Distributed filtering with time-varying topology: A temporal-difference learning approach in dual games

Abstract

This study aims to develop a dual games (DGs) mechanism and implement a temporal difference learning (TDL) approach to address distributed filter design while considering network-induced time-varying topology from individual optimality and global equilibrium perspectives. In a detailed analysis, each filtering node (FN) treats its individual filtering action and exogenous disturbance as opposing elements, striving to determine the optimal policy while accounting for the worst-case scenario. This competition between FN and the disturbance culminates in a zero-sum game. Simultaneously, FN collaborates effectively with its neighbors to achieve consensus estimation, giving rise to a non-zero-sum game. Notably, an error-based filtering action is built to solve challenges posed by DGs.

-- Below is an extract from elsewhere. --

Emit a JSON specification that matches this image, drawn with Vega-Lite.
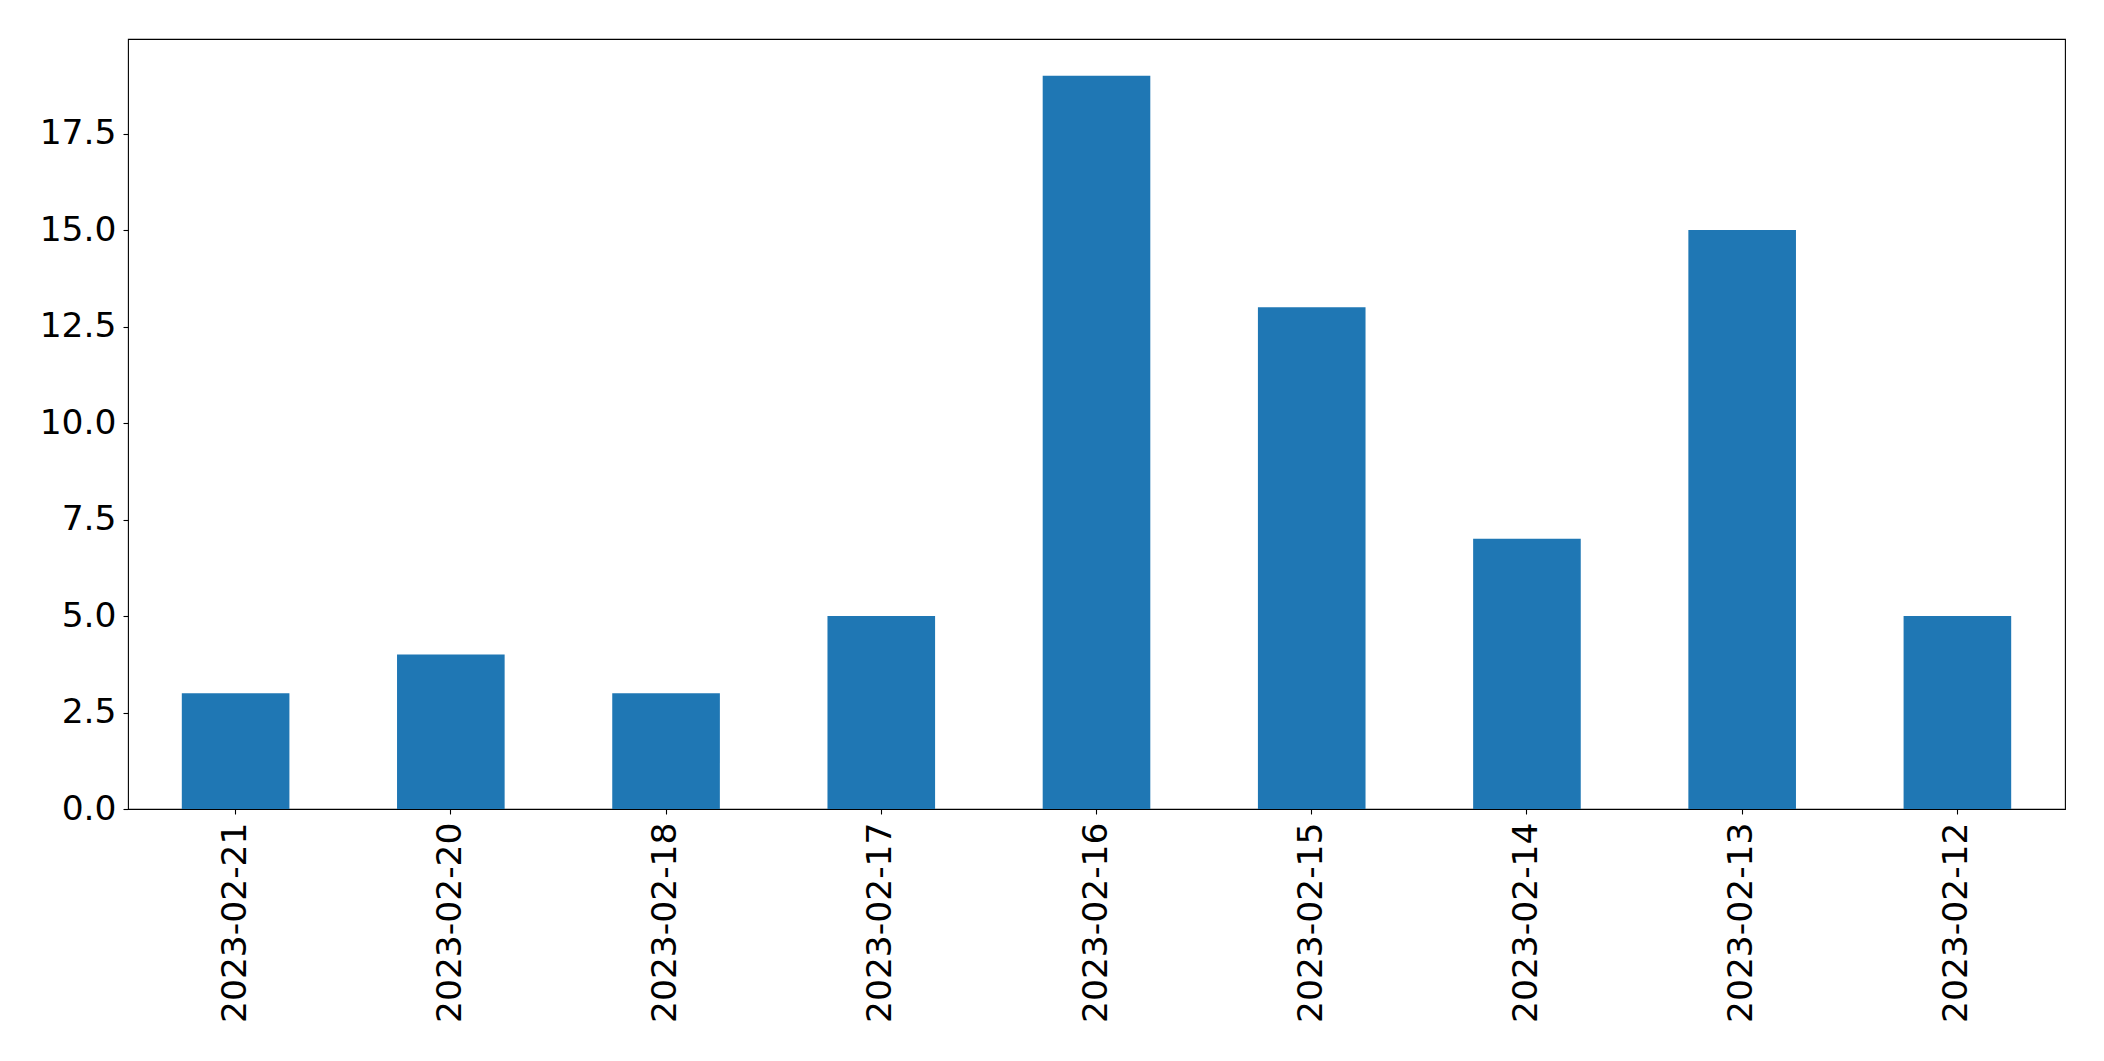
{
  "$schema": "https://vega.github.io/schema/vega-lite/v6.json",
  "width": 1937,
  "height": 770,
  "autosize": {"type": "none"},
  "padding": {"left": 128, "top": 39, "right": 39, "bottom": 252},
  "background": "white",
  "config": {
    "view": {"stroke": "black", "strokeWidth": 1.1},
    "font": "DejaVu Sans"
  },
  "data": {
    "values": [
      {"date": "2023-02-21", "count": 3},
      {"date": "2023-02-20", "count": 4},
      {"date": "2023-02-18", "count": 3},
      {"date": "2023-02-17", "count": 5},
      {"date": "2023-02-16", "count": 19},
      {"date": "2023-02-15", "count": 13},
      {"date": "2023-02-14", "count": 7},
      {"date": "2023-02-13", "count": 15},
      {"date": "2023-02-12", "count": 5}
    ]
  },
  "mark": {"type": "bar", "color": "#1f77b4"},
  "encoding": {
    "x": {
      "field": "date",
      "type": "nominal",
      "sort": null,
      "scale": {"paddingInner": 0.5, "paddingOuter": 0.25},
      "axis": {
        "title": null,
        "labelAngle": -90,
        "labelLimit": 0,
        "labelFont": "DejaVu Sans",
        "labelFontSize": 34.5,
        "labelColor": "black",
        "labelPadding": 8,
        "tickColor": "black",
        "tickSize": 5,
        "tickWidth": 1.1,
        "domain": false,
        "grid": false
      }
    },
    "y": {
      "field": "count",
      "type": "quantitative",
      "scale": {"domain": [0, 19.95], "nice": false, "zero": true},
      "axis": {
        "title": null,
        "values": [0, 2.5, 5, 7.5, 10, 12.5, 15, 17.5],
        "format": ".1f",
        "labelFont": "DejaVu Sans",
        "labelFontSize": 34.5,
        "labelColor": "black",
        "labelPadding": 7,
        "tickColor": "black",
        "tickSize": 5,
        "tickWidth": 1.1,
        "domain": false,
        "grid": false
      }
    }
  }
}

Ultimately, each FN attains its estimation at a minimum cost, and the entire distributed filtering network achieves the consensus estimation at a Nash equilibrium. Moreover, the transition probability correlation matrices (TPCMs) of the time-varying topology are obtained through direct observation of multi-episodes of topological transition trajectories. It has been proved that with a sufficiently ample number of episodes, TPCMs converge to their optimal values when TPs are known as apriori. Finally, a numerical example and an aero-engine system are presented to illustrate the effectiveness and practical potential of the proposed method.